Plotting code records:

[Start]

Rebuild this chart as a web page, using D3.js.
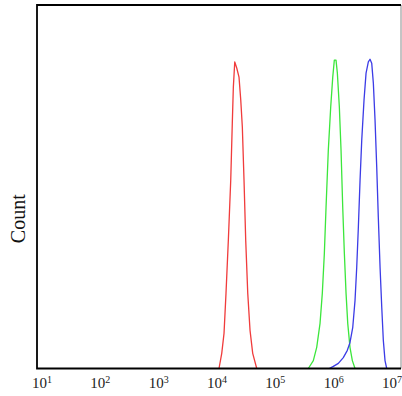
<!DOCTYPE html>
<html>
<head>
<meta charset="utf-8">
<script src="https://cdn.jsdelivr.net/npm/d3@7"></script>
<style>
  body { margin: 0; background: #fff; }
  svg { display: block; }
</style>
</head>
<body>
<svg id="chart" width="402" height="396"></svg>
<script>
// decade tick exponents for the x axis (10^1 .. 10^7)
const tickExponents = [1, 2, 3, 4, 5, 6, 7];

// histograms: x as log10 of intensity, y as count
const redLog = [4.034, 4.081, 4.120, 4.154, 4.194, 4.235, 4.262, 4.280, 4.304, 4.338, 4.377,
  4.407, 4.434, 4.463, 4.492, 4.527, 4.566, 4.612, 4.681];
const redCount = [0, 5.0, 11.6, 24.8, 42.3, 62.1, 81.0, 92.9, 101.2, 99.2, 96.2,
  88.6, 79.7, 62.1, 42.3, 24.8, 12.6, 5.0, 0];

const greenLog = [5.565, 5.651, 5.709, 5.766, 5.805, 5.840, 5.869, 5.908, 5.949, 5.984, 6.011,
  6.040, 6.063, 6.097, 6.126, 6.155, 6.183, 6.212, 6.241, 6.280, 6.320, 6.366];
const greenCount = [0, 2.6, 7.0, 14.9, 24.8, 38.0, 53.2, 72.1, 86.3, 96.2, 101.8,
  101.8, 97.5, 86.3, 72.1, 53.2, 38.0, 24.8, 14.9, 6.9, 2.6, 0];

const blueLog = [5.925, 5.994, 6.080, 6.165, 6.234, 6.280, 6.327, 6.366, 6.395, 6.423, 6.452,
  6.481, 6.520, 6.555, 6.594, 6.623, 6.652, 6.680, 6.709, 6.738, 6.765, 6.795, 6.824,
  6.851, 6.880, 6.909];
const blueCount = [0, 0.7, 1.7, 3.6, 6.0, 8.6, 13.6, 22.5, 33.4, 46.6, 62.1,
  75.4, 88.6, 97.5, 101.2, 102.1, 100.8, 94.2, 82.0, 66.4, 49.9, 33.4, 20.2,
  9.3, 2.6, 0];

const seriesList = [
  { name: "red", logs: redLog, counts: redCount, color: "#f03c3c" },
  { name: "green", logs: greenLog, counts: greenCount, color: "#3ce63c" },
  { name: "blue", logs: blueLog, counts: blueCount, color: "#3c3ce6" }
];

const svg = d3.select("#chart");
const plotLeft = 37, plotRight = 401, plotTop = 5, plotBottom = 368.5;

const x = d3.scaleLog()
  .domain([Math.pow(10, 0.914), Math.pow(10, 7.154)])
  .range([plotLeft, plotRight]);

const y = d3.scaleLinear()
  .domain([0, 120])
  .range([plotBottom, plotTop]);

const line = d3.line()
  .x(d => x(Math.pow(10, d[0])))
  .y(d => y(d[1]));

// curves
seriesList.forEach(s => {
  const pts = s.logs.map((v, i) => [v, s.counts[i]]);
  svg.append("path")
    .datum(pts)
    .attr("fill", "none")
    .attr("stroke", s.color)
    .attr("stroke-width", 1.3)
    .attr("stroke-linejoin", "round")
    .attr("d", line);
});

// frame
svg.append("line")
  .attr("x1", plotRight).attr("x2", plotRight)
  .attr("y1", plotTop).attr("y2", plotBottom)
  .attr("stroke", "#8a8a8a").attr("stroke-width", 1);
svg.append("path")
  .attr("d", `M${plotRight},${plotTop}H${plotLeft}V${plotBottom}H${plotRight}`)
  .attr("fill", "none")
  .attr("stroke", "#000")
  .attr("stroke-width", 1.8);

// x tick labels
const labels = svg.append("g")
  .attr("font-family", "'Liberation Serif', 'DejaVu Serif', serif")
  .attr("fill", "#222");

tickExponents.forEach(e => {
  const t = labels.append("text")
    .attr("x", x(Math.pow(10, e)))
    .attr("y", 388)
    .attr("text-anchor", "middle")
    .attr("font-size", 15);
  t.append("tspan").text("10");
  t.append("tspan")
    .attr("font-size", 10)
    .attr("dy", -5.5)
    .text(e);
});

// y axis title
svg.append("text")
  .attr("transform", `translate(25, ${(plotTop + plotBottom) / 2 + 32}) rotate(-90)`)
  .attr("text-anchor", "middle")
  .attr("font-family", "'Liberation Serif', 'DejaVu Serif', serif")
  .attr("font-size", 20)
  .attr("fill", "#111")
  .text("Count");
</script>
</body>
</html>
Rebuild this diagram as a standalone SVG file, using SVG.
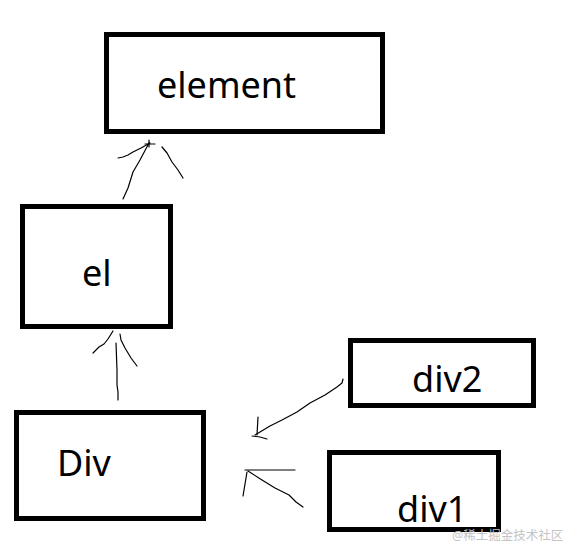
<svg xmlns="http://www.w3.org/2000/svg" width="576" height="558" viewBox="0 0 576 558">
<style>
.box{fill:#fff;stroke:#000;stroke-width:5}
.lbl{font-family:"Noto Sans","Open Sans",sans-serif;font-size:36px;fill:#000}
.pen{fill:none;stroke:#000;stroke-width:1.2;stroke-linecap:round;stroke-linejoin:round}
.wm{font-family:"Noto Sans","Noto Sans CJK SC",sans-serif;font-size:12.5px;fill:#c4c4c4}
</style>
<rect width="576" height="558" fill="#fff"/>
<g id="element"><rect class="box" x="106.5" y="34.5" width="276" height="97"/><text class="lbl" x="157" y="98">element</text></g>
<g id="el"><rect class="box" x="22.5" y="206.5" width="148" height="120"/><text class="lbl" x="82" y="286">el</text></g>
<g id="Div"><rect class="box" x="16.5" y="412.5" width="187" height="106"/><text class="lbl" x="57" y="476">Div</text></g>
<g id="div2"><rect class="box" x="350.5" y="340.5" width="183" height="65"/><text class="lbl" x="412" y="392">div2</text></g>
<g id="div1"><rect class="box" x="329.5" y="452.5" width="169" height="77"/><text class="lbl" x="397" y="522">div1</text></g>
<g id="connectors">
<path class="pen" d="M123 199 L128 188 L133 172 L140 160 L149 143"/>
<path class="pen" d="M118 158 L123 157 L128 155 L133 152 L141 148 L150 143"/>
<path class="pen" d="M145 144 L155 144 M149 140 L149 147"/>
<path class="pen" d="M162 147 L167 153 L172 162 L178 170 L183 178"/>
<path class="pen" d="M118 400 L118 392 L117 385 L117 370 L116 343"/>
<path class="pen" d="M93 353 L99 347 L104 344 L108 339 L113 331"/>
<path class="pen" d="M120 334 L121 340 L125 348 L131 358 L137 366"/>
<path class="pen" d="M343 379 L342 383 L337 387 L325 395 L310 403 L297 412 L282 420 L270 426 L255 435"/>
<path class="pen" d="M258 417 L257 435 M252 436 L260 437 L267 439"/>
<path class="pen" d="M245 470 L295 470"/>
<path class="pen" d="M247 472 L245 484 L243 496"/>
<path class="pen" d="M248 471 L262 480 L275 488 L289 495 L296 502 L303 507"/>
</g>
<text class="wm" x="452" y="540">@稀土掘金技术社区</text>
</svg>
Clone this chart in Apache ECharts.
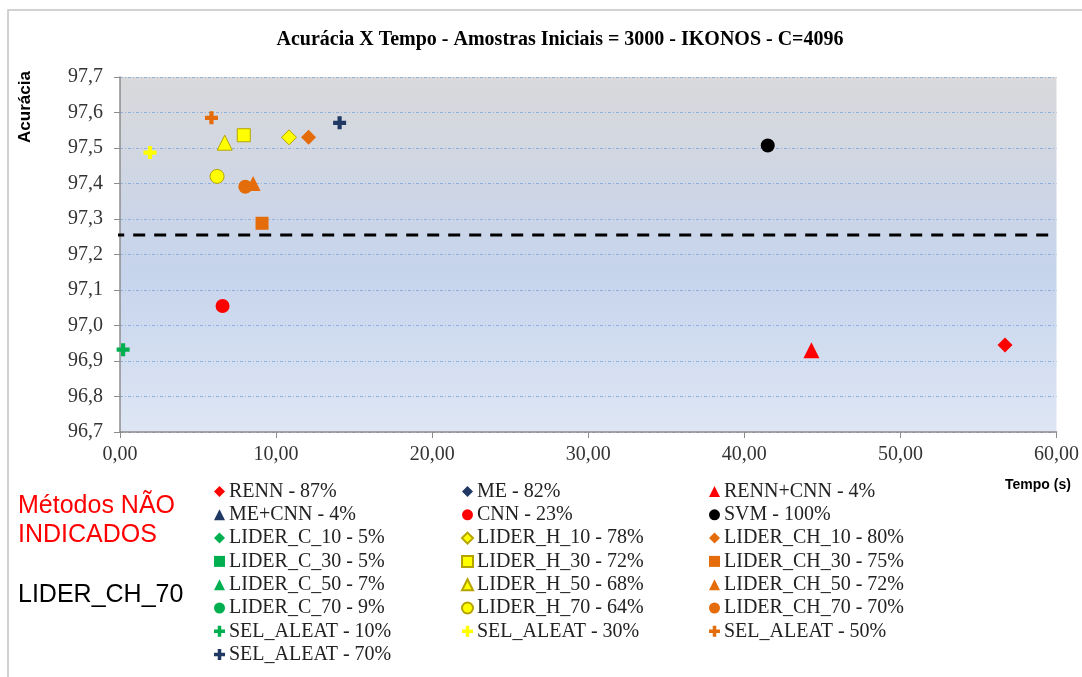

[End]

Select all lines in the listing above where the word "using" appears, and show them.

## RESULT FOR THIS EXERCISE
Rebuild this chart as a web page, using D3.js.
Rebuild this diagram as a standalone SVG file, using SVG.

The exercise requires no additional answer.